▶ _DO THIS_: Everything from the first line of the data through the line with "fit_range = (0, 727)" is to be echoed exactly, minus the pictures.

▶ _DATA TO USE_:
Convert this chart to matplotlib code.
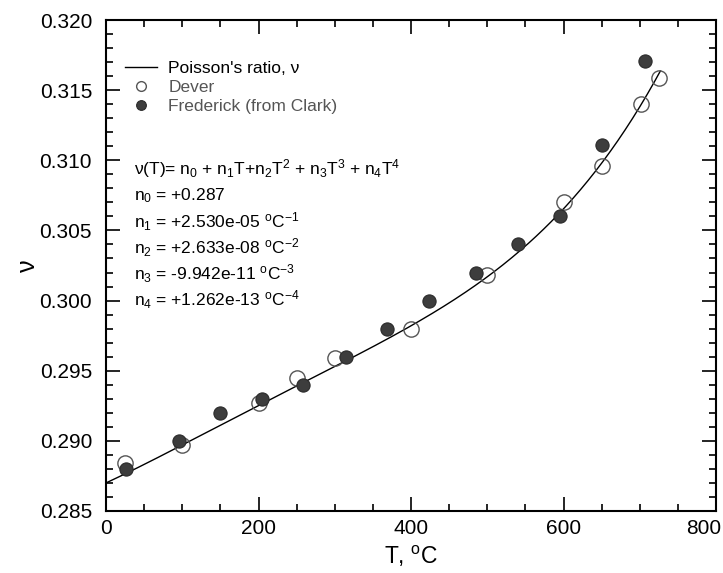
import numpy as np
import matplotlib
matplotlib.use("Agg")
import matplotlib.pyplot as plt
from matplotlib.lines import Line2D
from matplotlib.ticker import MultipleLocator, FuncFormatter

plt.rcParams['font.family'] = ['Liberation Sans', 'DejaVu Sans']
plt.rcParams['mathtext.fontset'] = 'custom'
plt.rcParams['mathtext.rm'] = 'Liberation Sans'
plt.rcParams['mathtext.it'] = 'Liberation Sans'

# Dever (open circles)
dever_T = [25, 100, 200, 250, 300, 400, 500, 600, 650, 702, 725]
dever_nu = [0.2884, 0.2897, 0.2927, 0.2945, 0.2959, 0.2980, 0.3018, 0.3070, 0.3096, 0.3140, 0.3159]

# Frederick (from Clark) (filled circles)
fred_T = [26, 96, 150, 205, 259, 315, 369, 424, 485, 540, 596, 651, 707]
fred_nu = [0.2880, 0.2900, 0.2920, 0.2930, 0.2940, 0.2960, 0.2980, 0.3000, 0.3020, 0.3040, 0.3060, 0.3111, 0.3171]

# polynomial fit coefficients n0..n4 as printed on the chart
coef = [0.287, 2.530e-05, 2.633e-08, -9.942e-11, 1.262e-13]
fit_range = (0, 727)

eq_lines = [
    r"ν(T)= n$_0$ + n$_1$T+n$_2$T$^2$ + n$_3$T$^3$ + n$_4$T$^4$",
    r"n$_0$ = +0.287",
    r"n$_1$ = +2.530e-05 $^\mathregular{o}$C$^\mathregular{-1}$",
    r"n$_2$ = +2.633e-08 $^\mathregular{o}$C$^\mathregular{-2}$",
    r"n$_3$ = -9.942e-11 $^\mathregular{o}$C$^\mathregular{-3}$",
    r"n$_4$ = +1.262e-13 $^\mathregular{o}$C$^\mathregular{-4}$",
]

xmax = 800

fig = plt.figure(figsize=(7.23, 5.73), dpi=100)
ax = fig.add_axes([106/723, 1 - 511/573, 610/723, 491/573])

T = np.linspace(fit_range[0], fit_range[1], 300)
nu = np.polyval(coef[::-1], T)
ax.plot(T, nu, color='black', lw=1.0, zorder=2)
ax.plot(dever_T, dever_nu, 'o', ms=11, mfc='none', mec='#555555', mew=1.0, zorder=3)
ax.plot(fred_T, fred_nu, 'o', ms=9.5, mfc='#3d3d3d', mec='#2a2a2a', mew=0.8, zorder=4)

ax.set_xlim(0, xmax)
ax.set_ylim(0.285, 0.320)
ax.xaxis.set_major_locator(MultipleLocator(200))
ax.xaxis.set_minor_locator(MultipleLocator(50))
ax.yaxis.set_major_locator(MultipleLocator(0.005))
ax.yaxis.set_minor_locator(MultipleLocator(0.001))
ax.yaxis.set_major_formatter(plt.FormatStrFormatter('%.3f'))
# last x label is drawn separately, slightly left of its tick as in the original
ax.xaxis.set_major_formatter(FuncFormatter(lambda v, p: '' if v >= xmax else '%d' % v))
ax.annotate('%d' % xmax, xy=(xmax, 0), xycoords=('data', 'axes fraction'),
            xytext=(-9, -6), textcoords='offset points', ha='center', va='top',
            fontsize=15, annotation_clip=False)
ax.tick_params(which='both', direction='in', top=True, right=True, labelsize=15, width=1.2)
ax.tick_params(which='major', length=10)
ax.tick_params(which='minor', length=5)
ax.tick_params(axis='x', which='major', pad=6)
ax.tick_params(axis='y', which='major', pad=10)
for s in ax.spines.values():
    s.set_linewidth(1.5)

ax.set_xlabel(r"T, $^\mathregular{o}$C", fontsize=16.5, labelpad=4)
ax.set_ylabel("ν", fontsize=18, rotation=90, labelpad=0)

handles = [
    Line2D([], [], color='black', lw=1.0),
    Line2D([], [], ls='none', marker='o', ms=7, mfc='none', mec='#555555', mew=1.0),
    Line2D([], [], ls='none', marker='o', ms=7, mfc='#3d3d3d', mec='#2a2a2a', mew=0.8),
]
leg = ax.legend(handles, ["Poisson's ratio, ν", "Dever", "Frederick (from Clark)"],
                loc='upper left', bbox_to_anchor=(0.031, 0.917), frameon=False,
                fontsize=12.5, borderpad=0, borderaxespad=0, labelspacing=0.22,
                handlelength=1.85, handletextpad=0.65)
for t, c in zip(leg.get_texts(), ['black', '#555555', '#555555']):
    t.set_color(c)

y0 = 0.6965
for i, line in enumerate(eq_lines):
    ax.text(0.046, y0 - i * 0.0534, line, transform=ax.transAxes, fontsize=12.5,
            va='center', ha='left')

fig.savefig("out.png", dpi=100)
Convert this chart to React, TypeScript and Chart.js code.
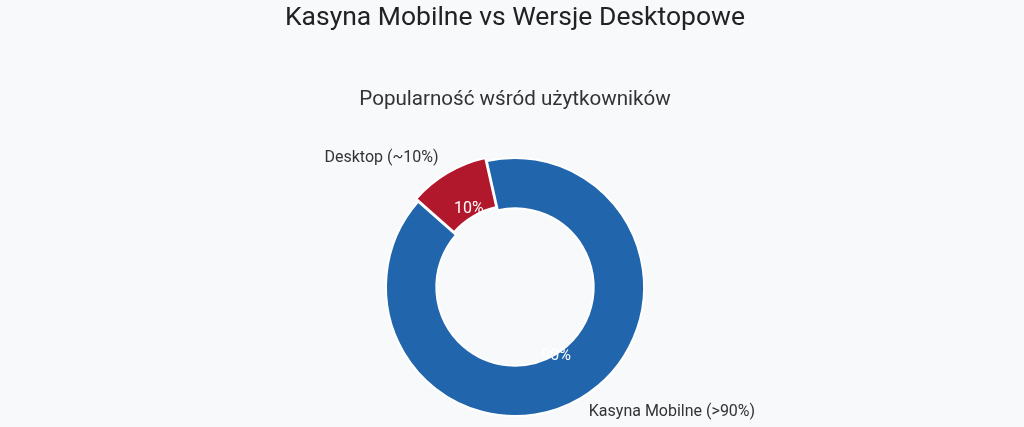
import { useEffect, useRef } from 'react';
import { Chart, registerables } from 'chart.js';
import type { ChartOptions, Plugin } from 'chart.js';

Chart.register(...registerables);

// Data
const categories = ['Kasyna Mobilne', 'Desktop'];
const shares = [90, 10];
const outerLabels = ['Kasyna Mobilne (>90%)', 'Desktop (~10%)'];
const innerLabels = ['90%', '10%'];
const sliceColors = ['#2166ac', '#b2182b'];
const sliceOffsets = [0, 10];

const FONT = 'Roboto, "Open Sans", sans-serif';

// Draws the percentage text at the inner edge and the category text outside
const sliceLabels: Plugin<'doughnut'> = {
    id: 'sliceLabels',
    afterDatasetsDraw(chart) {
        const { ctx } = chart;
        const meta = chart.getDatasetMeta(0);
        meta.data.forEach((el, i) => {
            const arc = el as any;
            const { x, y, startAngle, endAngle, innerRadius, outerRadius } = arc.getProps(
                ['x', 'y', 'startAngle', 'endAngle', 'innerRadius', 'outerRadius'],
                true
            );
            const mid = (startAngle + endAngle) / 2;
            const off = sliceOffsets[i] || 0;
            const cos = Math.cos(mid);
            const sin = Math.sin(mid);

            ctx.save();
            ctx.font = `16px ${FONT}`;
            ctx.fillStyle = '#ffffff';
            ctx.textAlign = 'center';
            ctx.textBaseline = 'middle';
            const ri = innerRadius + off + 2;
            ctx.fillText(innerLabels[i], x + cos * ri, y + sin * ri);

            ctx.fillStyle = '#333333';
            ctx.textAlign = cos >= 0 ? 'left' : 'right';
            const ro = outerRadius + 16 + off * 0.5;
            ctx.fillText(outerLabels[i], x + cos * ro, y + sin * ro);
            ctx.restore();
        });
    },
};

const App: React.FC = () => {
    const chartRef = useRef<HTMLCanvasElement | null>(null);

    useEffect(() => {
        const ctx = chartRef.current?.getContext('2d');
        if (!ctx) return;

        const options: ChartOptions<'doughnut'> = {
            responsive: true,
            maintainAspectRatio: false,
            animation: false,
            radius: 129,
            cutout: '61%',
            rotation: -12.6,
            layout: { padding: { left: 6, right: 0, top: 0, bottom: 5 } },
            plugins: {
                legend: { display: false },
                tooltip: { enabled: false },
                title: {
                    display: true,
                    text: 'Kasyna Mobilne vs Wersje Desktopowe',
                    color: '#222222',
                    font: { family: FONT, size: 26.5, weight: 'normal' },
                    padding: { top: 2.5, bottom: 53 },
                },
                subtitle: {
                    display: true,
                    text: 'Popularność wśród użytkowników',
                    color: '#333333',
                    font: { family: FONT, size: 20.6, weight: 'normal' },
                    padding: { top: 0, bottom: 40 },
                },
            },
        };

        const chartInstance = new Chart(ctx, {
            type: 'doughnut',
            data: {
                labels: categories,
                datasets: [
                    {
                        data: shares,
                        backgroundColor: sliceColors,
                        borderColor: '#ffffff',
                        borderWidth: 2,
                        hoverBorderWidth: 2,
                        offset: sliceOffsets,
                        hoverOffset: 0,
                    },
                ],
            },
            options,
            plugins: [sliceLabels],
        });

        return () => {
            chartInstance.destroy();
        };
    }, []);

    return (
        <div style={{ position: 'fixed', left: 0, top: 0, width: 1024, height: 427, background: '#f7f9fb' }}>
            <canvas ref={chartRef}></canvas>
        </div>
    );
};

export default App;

▶ _TASK SOLUTION_:
Convert this chart to matplotlib code.
import numpy as np
import matplotlib
matplotlib.use("Agg")
import matplotlib.pyplot as plt
from matplotlib.lines import Line2D
from matplotlib.ticker import MultipleLocator, FuncFormatter

plt.rcParams['font.family'] = ['Liberation Sans', 'DejaVu Sans']
plt.rcParams['mathtext.fontset'] = 'custom'
plt.rcParams['mathtext.rm'] = 'Liberation Sans'
plt.rcParams['mathtext.it'] = 'Liberation Sans'

# Dever (open circles)
dever_T = [25, 100, 200, 250, 300, 400, 500, 600, 650, 702, 725]
dever_nu = [0.2884, 0.2897, 0.2927, 0.2945, 0.2959, 0.2980, 0.3018, 0.3070, 0.3096, 0.3140, 0.3159]

# Frederick (from Clark) (filled circles)
fred_T = [26, 96, 150, 205, 259, 315, 369, 424, 485, 540, 596, 651, 707]
fred_nu = [0.2880, 0.2900, 0.2920, 0.2930, 0.2940, 0.2960, 0.2980, 0.3000, 0.3020, 0.3040, 0.3060, 0.3111, 0.3171]

# polynomial fit coefficients n0..n4 as printed on the chart
coef = [0.287, 2.530e-05, 2.633e-08, -9.942e-11, 1.262e-13]
fit_range = (0, 727)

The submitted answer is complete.